The cumulative error doctrine holds that a judgment may be reversed if the cumulative effect of multiple harmless errors deprives a defendant of his constitutional rights, even though the errors individually may not rise to the level of prejudicial error. If, however, a reviewing court finds no prior instances of error, then the doctrine has no application. 


On December 9, 2000, law enforcement officers discovered the body of Emily Murray, a missing Kenyon College student, wrapped in a rug located in the back bedroom of defendant McKnight's trailer. Officers also discovered the skeletal remains of Gregory Julious, who had been missing since May 12, 2000, in a cistern located on McKnight's property. In 2002, a jury convicted McKnight of aggravated murder, kidnapping, aggravated robbery, and murder. It then recommended that the court sentence him to death. The trial court accepted the jury's recommendation and sentenced McKnight to death. McKnight filed a post-conviction relief petition, which was denied by the court without an evidentiary hearing.

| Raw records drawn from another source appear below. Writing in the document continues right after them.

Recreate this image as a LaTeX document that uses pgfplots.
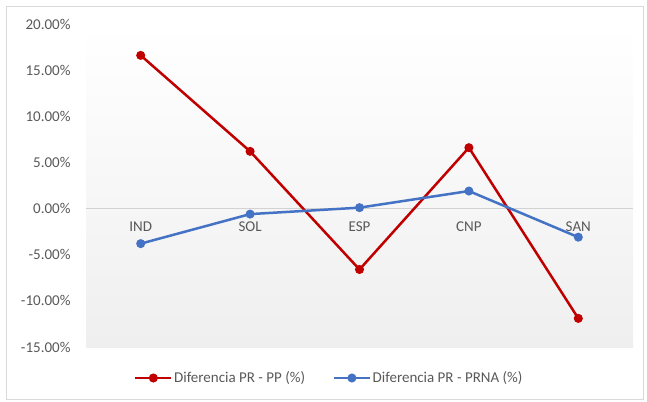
\documentclass[border=0pt]{standalone}
\usepackage{fontspec}
\setmainfont{Carlito}
\usepackage{pgfplots}
\pgfplotsset{compat=1.18}
\definecolor{myred}{HTML}{C00000}
\definecolor{myblue}{HTML}{4472C4}
\definecolor{txt}{HTML}{595959}
\definecolor{bggray}{HTML}{EFEFEF}
\definecolor{brd}{HTML}{D9D9D9}
\begin{document}
\begin{tikzpicture}[x=1bp,y=1bp]
\path[use as bounding box] (0,0) rectangle (647,401);
\draw[brd, line width=1bp] (6,2) rectangle (643,394);
\begin{axis}[
 at={(86bp,54bp)}, anchor=south west,
 scale only axis, width=547bp, height=323bp,
 xmin=-0.5, xmax=4.5, ymin=-15, ymax=20,
 axis x line=middle, axis y line=left,
 x axis line style={-, draw=gray!35, line width=0.8bp},
 y axis line style={draw=none},
 xtick={0,...,4}, xticklabels={IND,SOL,ESP,CNP,SAN},
 ytick={-15,-10,...,20},
 yticklabels={-15.00\%,-10.00\%,-5.00\%,0.00\%,5.00\%,10.00\%,15.00\%,20.00\%},
 major tick length=0,
 tick label style={font=\fontsize{15bp}{17bp}\selectfont, text=txt},
 xticklabel style={yshift=-10bp},
 yticklabel style={xshift=-12bp},
 axis background/.style={shade, top color=white, bottom color=bggray},
 legend style={at={(0.4443,-0.096)}, anchor=center, draw=none, fill=none,
   font=\fontsize{15bp}{17bp}\selectfont, text=txt,
   nodes={inner xsep=1.5bp},
   /tikz/every even column/.append style={column sep=26bp}},
 legend columns=2, legend cell align=left,
 legend image code/.code={\draw[mark repeat=2,mark phase=2,#1] plot coordinates {(0bp,0bp) (18bp,0bp) (36bp,0bp)};},
 clip=false,
]
\addplot[myred, line width=2.5bp, mark=*, mark size=3.2bp, mark options={solid, fill=myred}]
 coordinates {(0,16.6) (1,6.2) (2,-6.6) (3,6.6) (4,-11.9)};
\addlegendentry{Diferencia PR - PP (\%)}
\addplot[myblue, line width=2.5bp, mark=*, mark size=3.2bp, mark options={solid, fill=myblue}]
 coordinates {(0,-3.8) (1,-0.6) (2,0.1) (3,1.9) (4,-3.1)};
\addlegendentry{Diferencia PR - PRNA (\%)}
\end{axis}
\end{tikzpicture}
\end{document}
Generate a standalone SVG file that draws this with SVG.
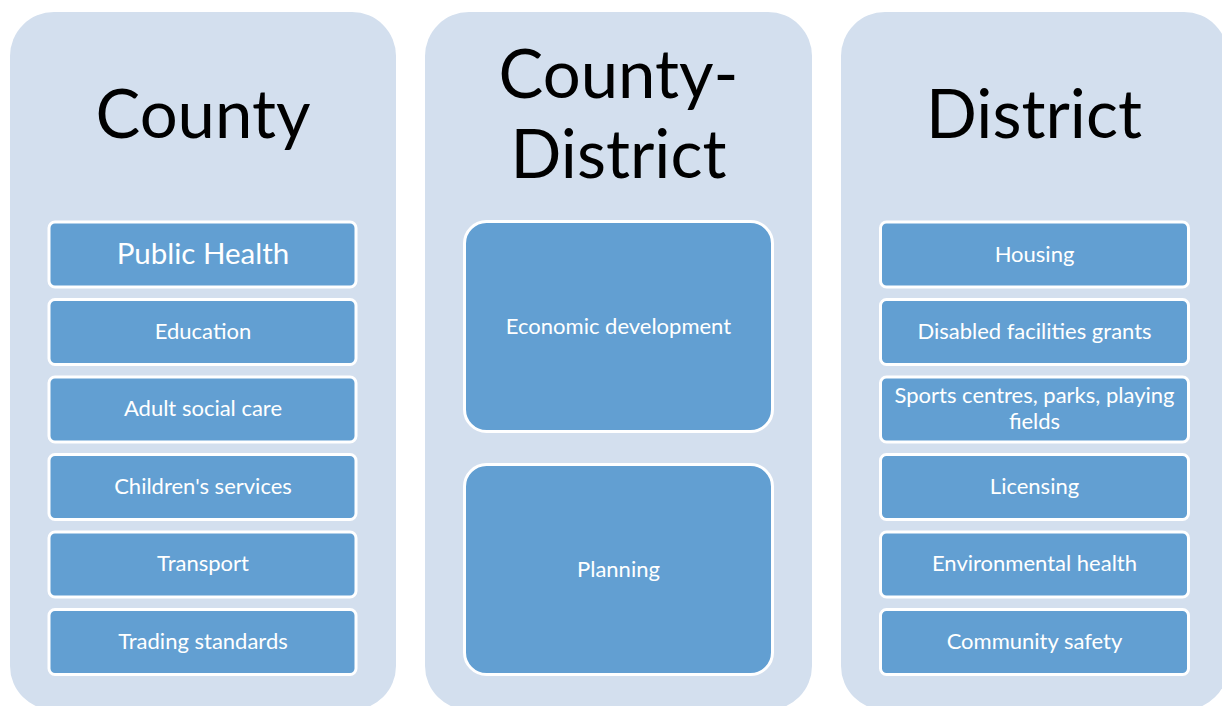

Subsequently, McKnight appealed the trial court's denial of his post-conviction relief petition without an evidentiary hearing. On appeal, McKnight contended that the trial court erred by adopting the state's findings of fact and conclusions of law.


Did the trial court err in its decision to deny McKnight’s petition for post-conviction relief?




The appellate court held that the trial court did not violate the inmate’s due process rights because he failed to demonstrate prejudice resulting from the trial court's adoption of the State's proposed findings of fact and conclusions of law. The State's proposed findings of fact and conclusions of law were sufficiently accurate, and there was no evidence that the trial court failed to review and consider the petition in its entirety.